Te kolczyki są JAKIEŚ. Biżuteria Eweliny Maksimiuk
Pewnego dnia koleżanka przyszła do pracy w najdłuższych kolczykach na świecie, i przyznała, że przy
mojej szyi - jednym z powodów, dla których jestem ukochaniem
rehabilitantów - wyglądałyby lepiej. Kolczyki, choć bardzo efektowne,
mnie nie powaliły, ale zaczęłam przeglądać stronę projektantki.
- Tu nie ma złych projektów! - powiedziałam w końcu, z niedowierzaniem.
![]() | ||
Od dołu po lewej, zgodnie z ruchem wskazówek zegara: kolczyki Loop, Tube Pearl, Core, Livy. Zdjęcia za stroną maksi.miuk |
Przestało mnie to dziwić, kiedy poszukałam informacji o Ewelinie Maksimiuk - jest graficzką tworzącą instalacje, obiekty rzeźbiarskie oraz grafikę cyfrową, ma bogate portfolio indywidualnych i zbiorowych wystaw, jest stypendystką Nagrody Artystycznej Prezydenta Miasta Szczecin, a od 2018 roku pracuje jako asystentka w pracowni Rzeźby i Transformacji Cyfrowych, Kolegium Sztuk Wizualnych na Akademii Sztuki w Szczecinie. Innymi słowy: jest młoda, zdolna, i bardzo dobra w tym, co robi.

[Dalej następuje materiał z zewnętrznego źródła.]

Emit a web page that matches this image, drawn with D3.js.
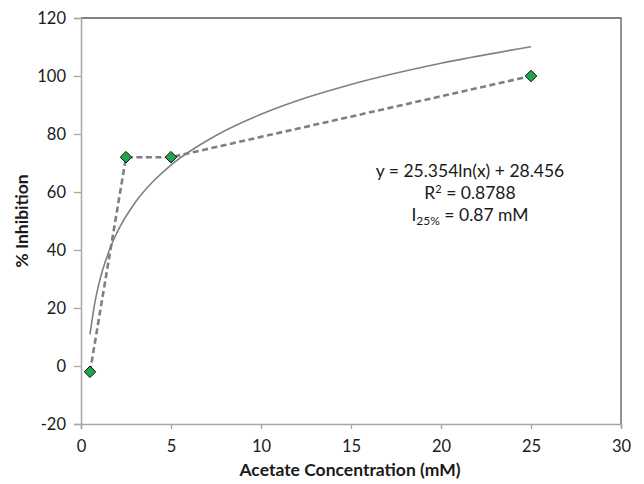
<!DOCTYPE html>
<html><head><meta charset="utf-8">
<script src="https://cdn.jsdelivr.net/npm/d3@7"></script>
<style>
html,body{margin:0;padding:0;background:#fff;}
text{font-family:Lato,"Open Sans",sans-serif;fill:#1a1a1a;}
</style></head>
<body><svg id="c" width="644" height="484"></svg>
<script>
// Data
const concentrations = [0.5, 2.5, 5, 25];
const inhibition = [-2, 72, 72, 100];
// Logarithmic trendline points (y = 25.354ln(x) + 28.456)
const trendX = [0.5, 0.75, 1, 1.5, 2, 3, 4, 5, 7.5, 10, 12.5, 15, 20, 25];
const trendY = [10.9, 21.2, 28.5, 38.7, 46.0, 56.3, 63.6, 69.3, 79.5, 86.8, 92.5, 97.1, 104.4, 110.1];
const xTicks = [0, 5, 10, 15, 20, 25, 30];
const yTicks = [-20, 0, 20, 40, 60, 80, 100, 120];
const xTitle = "Acetate Concentration (mM)";
const yTitle = "% Inhibition";

const svg = d3.select("#c");
const L = 81, R = 621, T = 18, B = 424;
const x = d3.scaleLinear().domain([0, 30]).range([L, R]);
const y = d3.scaleLinear().domain([-20, 120]).range([B, T]);
const fmt = d => String(d);

// frame top/right
svg.append("path").attr("d", `M${L},${T}H${R}V${B}`).attr("fill","none").attr("stroke","#595959").attr("stroke-width",1.3);

// axes
const gx = svg.append("g").attr("transform",`translate(0,${B})`)
  .call(d3.axisBottom(x).tickValues(xTicks).tickSize(5).tickPadding(11).tickFormat(fmt));
const gy = svg.append("g").attr("transform",`translate(${L},0)`)
  .call(d3.axisLeft(y).tickValues(yTicks).tickSize(7).tickPadding(8).tickFormat(fmt));
[gx, gy].forEach(g => {
  g.select(".domain").attr("stroke","#a6a6a6").attr("stroke-width",1.5);
  g.selectAll(".tick line").attr("stroke","#a6a6a6").attr("stroke-width",1.3);
  g.selectAll("text").attr("font-size",16.5).attr("font-family","Lato,'Open Sans',sans-serif").attr("fill","#1a1a1a");
});

// titles
svg.append("text").attr("x", (L+R)/2 - 1).attr("y", 476).attr("text-anchor","middle")
  .attr("font-size",17.5).attr("font-weight","bold").text(xTitle);
svg.append("text").attr("transform",`translate(28,${(T+B)/2}) rotate(-90)`).attr("text-anchor","middle")
  .attr("font-size",17.5).attr("font-weight","bold").text(yTitle);

// trendline
const pts = trendX.map((d,i)=>[d, trendY[i]]);
svg.append("path").datum(pts)
  .attr("d", d3.line().x(d=>x(d[0])).y(d=>y(d[1])).curve(d3.curveMonotoneX))
  .attr("fill","none").attr("stroke","#808080").attr("stroke-width",1.6);

// dashed data line
const data = concentrations.map((d,i)=>[d, inhibition[i]]);
svg.append("path").datum(data)
  .attr("d", d3.line().x(d=>x(d[0])).y(d=>y(d[1])))
  .attr("fill","none").attr("stroke","#7f7f7f").attr("stroke-width",2.6).attr("stroke-dasharray","6,3.5");

// markers
svg.selectAll(".m").data(data).enter().append("path")
  .attr("transform", d=>`translate(${x(d[0])},${y(d[1])})`)
  .attr("d", d3.symbol().type(d3.symbolDiamond2).size(85))
  .attr("fill","#1fa64c").attr("stroke","#111").attr("stroke-width",1);

// annotation
const ax = 470;
svg.append("text").attr("x", ax).attr("y", 177).attr("text-anchor","middle").attr("font-size",17.5)
  .text("y = 25.354ln(x) + 28.456");
const r2 = svg.append("text").attr("x", ax).attr("y", 199).attr("text-anchor","middle").attr("font-size",17.5);
r2.append("tspan").text("R");
r2.append("tspan").attr("font-size",11).attr("dy",-6).text("2");
r2.append("tspan").attr("dy",6).text(" = 0.8788");
const i25 = svg.append("text").attr("x", ax).attr("y", 221).attr("text-anchor","middle").attr("font-size",17.5);
i25.append("tspan").text("I");
i25.append("tspan").attr("font-size",12).attr("dy",4).text("25%");
i25.append("tspan").attr("dy",-4).text(" = 0.87 mM");
</script></body></html>
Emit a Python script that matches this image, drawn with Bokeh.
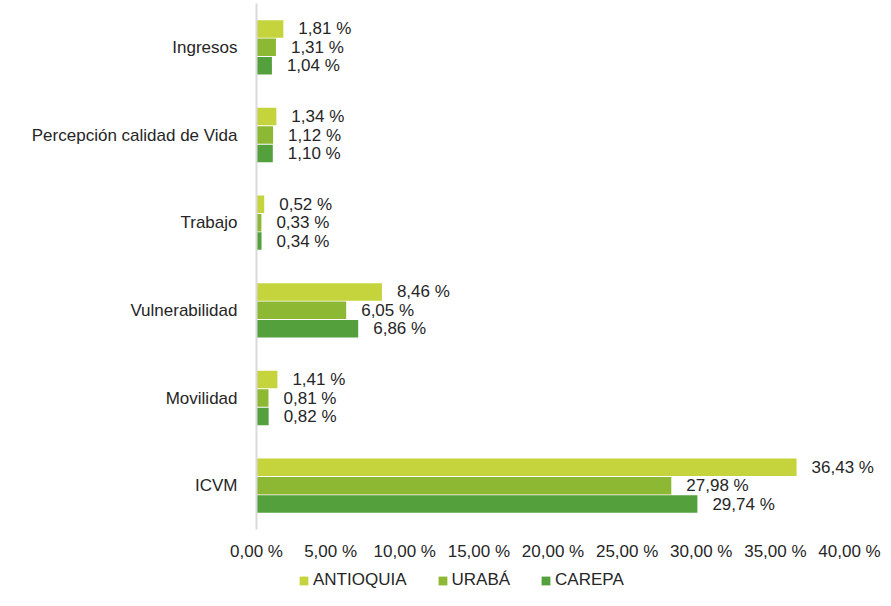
from bokeh.plotting import figure
from bokeh.layouts import column
from bokeh.models import ColumnDataSource, FactorRange, Range1d, FixedTicker, Legend, LegendItem
from bokeh.transform import dodge
from bokeh.core.properties import value
from bokeh.embed import file_html
from bokeh.resources import INLINE

categories = ["Ingresos", "Percepción calidad de Vida", "Trabajo", "Vulnerabilidad", "Movilidad", "ICVM"]
series = ["ANTIOQUIA", "URABÁ", "CAREPA"]
antioquia = [1.81, 1.34, 0.52, 8.46, 1.41, 36.43]
uraba = [1.31, 1.12, 0.33, 6.05, 0.81, 27.98]
carepa = [1.04, 1.10, 0.34, 6.86, 0.82, 29.74]
x_ticks = [0, 5, 10, 15, 20, 25, 30, 35, 40]
x_tick_labels = ["0,00 %", "5,00 %", "10,00 %", "15,00 %", "20,00 %", "25,00 %", "30,00 %", "35,00 %", "40,00 %"]

colors = ["#C5D33C", "#8DB833", "#54A03C"]
offsets = [0.21, 0.0, -0.21]
FONT = "Liberation Sans"
TXT = "#262626"
FS = "17px"

def fmt(v):
    return f"{v:.2f}".replace(".", ",") + " %"

W = 883
LEFT = 256
H1, H2 = 563, 27
p = figure(width=W, height=H1, output_backend="svg", toolbar_location=None,
           y_range=FactorRange(factors=list(reversed(categories)), range_padding=0),
           x_range=Range1d(0, 40 * (W - LEFT) / 593.0),
           min_border_left=LEFT, min_border_right=0, min_border_top=3, min_border_bottom=0)
p.outline_line_color = None
p.xgrid.grid_line_color = None
p.ygrid.grid_line_color = None
p.background_fill_color = "white"
p.border_fill_color = "white"

for name, vals, col, off in zip(series, [antioquia, uraba, carepa], colors, offsets):
    src = ColumnDataSource(dict(cat=categories, val=vals, lab=[fmt(v) for v in vals]))
    p.hbar(y=dodge("cat", off, range=p.y_range), left=0, right="val", height=0.2,
           source=src, fill_color=col, line_color=None)
    p.text(x="val", y=dodge("cat", off, range=p.y_range), text="lab", source=src,
           x_offset=15, text_baseline="middle", text_align="left",
           text_font=value(FONT), text_font_size=FS, text_color=TXT)

xa = p.xaxis[0]
xa.ticker = FixedTicker(ticks=x_ticks)
xa.major_label_overrides = {t: l for t, l in zip(x_ticks, x_tick_labels)}
xa.axis_line_color = None
xa.major_tick_line_color = None
xa.minor_tick_line_color = None
xa.major_label_standoff = 6
xa.major_label_text_font = FONT
xa.major_label_text_font_size = FS
xa.major_label_text_color = TXT

ya = p.yaxis[0]
ya.axis_line_color = "#D9D9D9"
ya.axis_line_width = 2
ya.major_tick_line_color = None
ya.minor_tick_line_color = None
ya.major_label_standoff = 13
ya.major_label_text_font = FONT
ya.major_label_text_font_size = FS
ya.major_label_text_color = TXT

# legend strip below the chart
p2 = figure(width=W, height=H2, output_backend="svg", toolbar_location=None,
            x_range=Range1d(0, 1), y_range=Range1d(0, 1), min_border=0)
p2.axis.visible = False
p2.grid.visible = False
p2.outline_line_color = None
p2.border_fill_color = "white"
p2.background_fill_color = "white"
nan = float("nan")
items = []
for name, col in zip(series, colors):
    r = p2.hbar(y=[nan], right=[nan], left=0, height=0.2, fill_color=col, line_color=None)
    items.append(LegendItem(label=name, renderers=[r]))
legend = Legend(items=items, orientation="horizontal", location=(42, 0),
                glyph_width=11, glyph_height=11, label_standoff=4, spacing=30,
                padding=0, margin=0, border_line_color=None, background_fill_alpha=0,
                label_text_font=FONT, label_text_font_size=FS, label_text_color=TXT)
p2.add_layout(legend, "center")

open("out.html", "w").write(file_html(column(p, p2, spacing=0), INLINE))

Poza bardzo dopracowanymi formami - niekiedy pojechanymi, zawiłymi, w duchu dobrego minimalizmu - jest kilka rzeczy, które mnie bardzo ujęło:
Żadnych ściem typu złocony mosiądz. Biżuteria wykonana jest ze srebra lub srebra złoconego.
Można zamówić jeden kolczyk (prawy lub lewy) albo parę.
Szybki czas realizacji zamówień, nawet, jeśli produktów nie ma na stanie i robione są dla nas - przynajmniej takie było doświadczenie koleżanki i moje.
Żadnych ściem typu złocony mosiądz - jest srebro i srebro złocone. I perły barokowe!
Firma prowadzi usługi ponownego złocenia, czyszczenia oraz naprawy kupionej u nich biżuterii. Ja zgłosiłam się z prośbą o dostosowanie kolczyków do wielkości mojego płatka ucha (kupiłam Core, i okazały się dla mnie za długie), i dość szybko otrzymałam odpowiedź, że chętnie skrócą dla mnie przednią i tylną część kolczyków, bez dodatkowej opłaty.
Dbałość o szczegóły. Dostajemy zgrabną paczuszkę, wewnątrz której jest ładnie zaprojektowane (co nie dziwi), zawinięte w czarną bibułkę opakowanie, oraz trzy ładne karty - liścik z podziękowaniem, informacja o produkcie i pielęgnacji biżuterii.
Ceny nie są niskie, ale czuję, że płacę za bardzo dobre wykonanie i ciekawy i dobry projekt, coś, co nie jest niepokalanie przeciętne.
Udało mi się także znaleźć bransoletę, jakiej
od dawna szukałam - perłową, ale zdecydowaną; mam nieuleczalną alergię
na naszyjniki z pereł, ale gdyby coś - są też naszyjniki z tej serii.
![]() |
Bransoleta Odett, zdjęcie za stroną maksi.miuk |
Wpadłyście ostatnio na jakąś fajną markę, którą chciałybyście się podzielić?